We study the fundamental trade-off between compression rate, sequence length, and reliability of the answers to the queries. We focus on the practically motivated case where false negatives in the similarity identification are not allowed, and wish to minimize the probability of false positives. We characterize the minimal compression rate that allows reliable query answers (i.e., a vanishing probability of false positives) for the case of source and query sequences drawn from an i.i.d. distribution. We also characterize the best achievable exponential rate of decay of the false positive probability when working at rates above the minimum required for reliability.

Finally, guided by the above findings, we describe the construction of practical compressors for queries, some based on off-the-shelf lossy compression algorithms. We exhibit results of experimentation with such compression schemes on both simulated and real data. For the simulated data, the performance of these schemes is seen to approach the theoretical limits. When tested on a database of real DNA sequences, these schemes achieve significant compression while allowing highly reliable query answers.

Joint work with Thomas Courtade, Idoia Ochoa and Tsachy Weissman.

Biography

Amir Ingber is a postdoctoral research fellow at the Information Systems Lab at the EE Dept., Stanford University.
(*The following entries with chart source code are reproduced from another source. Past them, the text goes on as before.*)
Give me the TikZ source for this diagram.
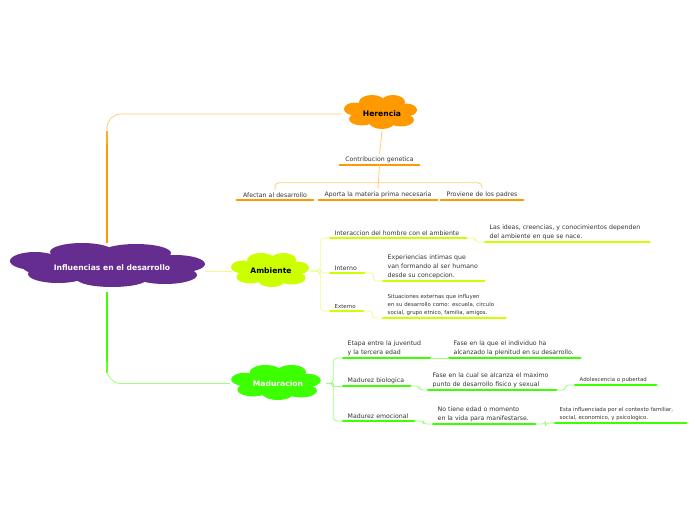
\documentclass[tikz,border=0pt]{standalone}
\usepackage{fontspec}
\setmainfont{DejaVu Sans}
\definecolor{rootcol}{HTML}{662D91}
\definecolor{hercol}{HTML}{FF9900}
\definecolor{herline}{HTML}{FFCC77}
\definecolor{ambcol}{HTML}{CCFF00}
\definecolor{ambline}{HTML}{E8FF8C}
\definecolor{madcol}{HTML}{3CFF00}
\definecolor{madline}{HTML}{9CFF80}
\definecolor{txt}{HTML}{333333}
% flower shaped cloud: center, width, height, colour
\newcommand\puffcloud[4]{%
  \begin{scope}[shift={#1},x=#2pt,y=-#3pt]
    \foreach \px/\py/\rx/\ry in {0/0/0.4/0.32,-0.113/-0.294/0.173/0.206,0.167/-0.294/0.16/0.206,
      -0.34/-0.088/0.147/0.19,0.34/-0.06/0.147/0.19,-0.247/0.206/0.173/0.19,
      0.02/0.294/0.173/0.206,0.273/0.235/0.173/0.19}
      \fill [#4] (\px,\py) ellipse [x radius=\rx,y radius=\ry];
  \end{scope}}
\begin{document}
\begin{tikzpicture}[x=1pt,y=-1pt,line join=bevel,
  bubble/.style={inner sep=0pt,font=\fontsize{7.6}{9}\selectfont\bfseries},
  topic/.style={anchor=south west,align=left,inner xsep=4.5pt,inner ysep=2.5pt,text=txt,
    font=\fontsize{6.2}{9}\selectfont,
    append after command={(\tikzlastnode.south west) edge[line width=2.6pt,line cap=round,draw=#1] (\tikzlastnode.south east)}},
  ctopic/.style={topic=#1,anchor=south,align=center},
  small/.style={font=\fontsize{5.4}{8}\selectfont},
  link/.style={draw=#1,line width=0.8pt,rounded corners=4pt},
]
\useasboundingbox (0,0) rectangle (696,520);
%%
\foreach \px/\py/\rx/\ry in {107/266/85/16,35/261/25/9,82/252/32/9,136/253/35/9,
  175/264/30/9,58/274/30/9,112/279/35/8,165/275/32/9}
  \fill [rootcol] (\px,\py) ellipse [x radius=\rx pt,y radius=\ry pt];
\puffcloud{(380.5,112)}{75}{34}{hercol}
\puffcloud{(270,270)}{80}{34}{ambcol}
\puffcloud{(276,382.5)}{92}{35}{madcol}
%
\node (node_root) at (107,267.5) [bubble,text=white,minimum width=196,minimum height=48] {\hspace*{10pt}Influencias en el desarrollo};
  \node (node_herencia) at (382,114) [bubble,text=black,minimum width=78,minimum height=34] {Herencia};
  \node (node_ambiente) at (271,271) [bubble,text=black,minimum width=78,minimum height=34] {Ambiente};
  \node (node_maduracion) at (278,383.5) [bubble,text=white,minimum width=96,minimum height=35] {Maduracion};
%
\node (node_contrib) at (379.5,165) [ctopic=hercol,text width=70] {Contribucion genetica};
  \node (node_afectan) at (275,200) [ctopic=hercol,text width=67] {Afectan al desarrollo};
  \node (node_aporta) at (378,200) [ctopic=hercol,text width=109] {Aporta la materia prima necesaria};
  \node (node_proviene) at (482,200) [ctopic=hercol,text width=73] {Proviene de los padres};
%
\node (node_interaccion) at (330,238) [topic=ambcol,text width=127] {Interaccion del hombre con el ambiente};
  \node (node_ideas) at (485,242) [topic=ambcol,text width=155] {Las ideas, creencias, y conocimientos dependen\\del ambiente en que se nace.};
  \node (node_interno) at (330,273) [topic=ambcol,text width=25] {Interno};
  \node (node_experiencias) at (383,281) [topic=ambcol,text width=92] {Experiencias intimas que\\van formando al ser humano\\desde su concepcion.};
  \node (node_externo) at (330,311) [topic=ambcol,small,text width=24] {Externo};
  \node (node_situaciones) at (383,318) [topic=ambcol,small,text width=113] {Situaciones externas que influyen\\en su desarrollo como: escuela, circulo\\social, grupo etnico, familia, amigos.};
%
\node (node_etapa) at (343,358) [topic=madcol,text width=78] {Etapa entre la juventud\\y la tercera edad};
  \node (node_plenitud) at (449,358) [topic=madcol,text width=122] {Fase en la que el individuo ha\\alcanzado la plenitud en su desarrollo.};
  \node (node_biologica) at (343,386) [topic=madcol,text width=58] {Madurez biologica};
  \node (node_maximo) at (428,390) [topic=madcol,text width=119] {Fase en la cual se alcanza el maximo\\punto de desarrollo fisico y sexual};
  \node (node_adolescencia) at (575,385) [topic=madcol,small,text width=72] {Adolescencia o pubertad};
  \node (node_emocional) at (343,421) [topic=madcol,text width=62] {Madurez emocional};
  \node (node_notiene) at (433,424) [topic=madcol,text width=93] {No tiene edad o momento\\en la vida para manifestarse.};
  \node (node_contexto) at (555,423) [topic=madcol,small,text width=122] {Esta influenciada por el contexto familiar,\\social, economico, y psicologico.};
%
\draw [hercol,line width=2.6pt] (node_root.north) -- ++(0,-112);
  \draw [link=herline,rounded corners=14pt] (node_root.north) ++(0,-100) |- (node_herencia.west);
  \draw [madcol,line width=2.6pt] (node_root.south) -- ++(0,81);
  \draw [link=madline,rounded corners=14pt] (node_root.south) ++(0,70) |- (node_maduracion.west);
  \draw [link=ambline] (node_ambiente.west) -- (node_ambiente.west -| node_root.east);
%
\draw [link=herline] (node_herencia.south) -- (node_contrib.north);
  \draw [link=herline,sharp corners] (node_contrib.south) -- (node_aporta.north);
  \draw [link=herline] (node_afectan.north) -- ++(0,-7) -| (node_proviene.north);
%
\draw [link=ambline] (node_ambiente.east) -- ++(10,0) |- (node_interaccion.south west);
  \draw [link=ambline] (node_ambiente.east) -- ++(10,0) |- (node_interno.south west);
  \draw [link=ambline] (node_ambiente.east) -- ++(10,0) |- (node_externo.south west);
  \draw [link=ambline,rounded corners=3pt] (node_interaccion.south east) -- ++(9,0) |- (node_ideas.south west);
  \draw [link=ambline,rounded corners=3pt] (node_interno.south east) -- ++(9,0) |- (node_experiencias.south west);
  \draw [link=ambline,rounded corners=3pt] (node_externo.south east) -- ++(9,0) |- (node_situaciones.south west);
%
\draw [link=madline] (node_maduracion.east) -- ++(7,0) |- (node_etapa.south west);
  \draw [link=madline,sharp corners] (node_maduracion.east) -- ++(7,0) |- (node_biologica.south west);
  \draw [link=madline] (node_maduracion.east) -- ++(7,0) |- (node_emocional.south west);
  \draw [link=madline] (node_etapa.south east) -- (node_plenitud.south west);
  \draw [link=madline,rounded corners=3pt] (node_biologica.south east) -- ++(9,0) |- (node_maximo.south west);
  \draw [link=madline,rounded corners=3pt] (node_maximo.south east) -- ++(9,0) |- (node_adolescencia.south west);
  \draw [link=madline,rounded corners=3pt] (node_emocional.south east) -- ++(9,0) |- (node_notiene.south west);
  \draw [link=madline,rounded corners=3pt] (node_notiene.south east) -- ++(10,0) |- (node_contexto.south west);
%
\end{tikzpicture}
\end{document}
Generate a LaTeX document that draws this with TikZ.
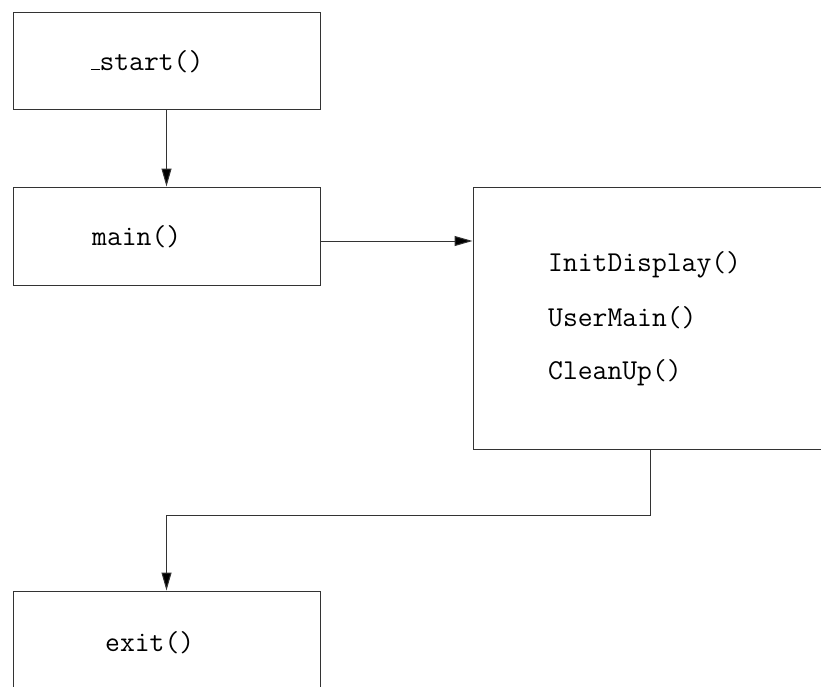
\documentclass[tikz,border=0pt]{standalone}
\usetikzlibrary{arrows.meta}
% short low bar, as the classic text underscore
\newcommand{\lowbar}{\kern0.06em\rule[-0.01em]{0.3em}{1pt}}
\begin{document}
\begin{tikzpicture}[x=1pt,y=-1pt,
  box/.style={draw=black!80,line width=1pt,rectangle,inner sep=0pt},
  lbl/.style={anchor=base west,inner sep=0pt,font=\fontsize{28.8}{34}\selectfont\ttfamily},
  conn/.style={draw=black!80,line width=1pt},
  arr/.style={conn,-{Triangle[length=18pt,width=10pt,fill=black]}}]
  \useasboundingbox (0,0) rectangle (821,686);
  \clip (0,0) rectangle (821,686);
  % boxes
  \node[box,minimum width=307pt,minimum height=97pt] (start) at (166.5,60.5) {};
  \node[box,minimum width=307pt,minimum height=98pt] (main) at (166.5,236) {};
  \node[box,minimum width=427pt,minimum height=262pt] (calls) at (686.5,318) {};
  \node[box,minimum width=307pt,minimum height=148pt] (exit) at (166.5,665) {};
  % texts
  \node[lbl] (tstart) at (89,70) {\lowbar start()};
  \node[lbl] (tmain) at (92,245) {main()};
  \node[lbl] (tinit) at (548,271) {InitDisplay()};
  \node[lbl] (tuser) at (548,326) {UserMain()};
  \node[lbl] (tclean) at (548,379) {CleanUp()};
  \node[lbl] (texit) at (105,651) {exit()};
  % connectors
  \coordinate (bend) at (650,515);
  \draw[arr] (start.south) -- (main.north);
  \draw[arr] ([yshift=-5pt]main.east) -- ([yshift=-5pt]main.east -| calls.west);
  \draw[arr] (calls.south -| bend) -- (bend) -| (exit.north);
\end{tikzpicture}
\end{document}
His research interests include information theory, data compression and its applications in similarity search in databases. He received a B.Sc. in electrical engineering and computer science (summa cum laude), an M.Sc. in electrical engineering (summa cum laude), and a Ph.D. in electrical engineering, all from Tel-Aviv University, Israel, in 2005, 2006 and 2011 respectively.

Between 2002–2011 he served as a DSP and Algorithms Engineer and consultant at several companies, including Intel Corporation, Comsys Communication and Signal Processing, and Amimon Ltd.

Dr. Ingber was a recipient of the Best Student Paper Award at the 2011 IEEE International Symposium on Information Theory (ISIT), St. Petersburg, Russia. Among his other recent awards are the Rothschild Fellowship for postdoctoral studies (2011-), the Intel award for excellence in academic studies and research (2011) and the Adams Fellowship (2008–2011) awarded by the Israel Academy of Sciences and Humanities.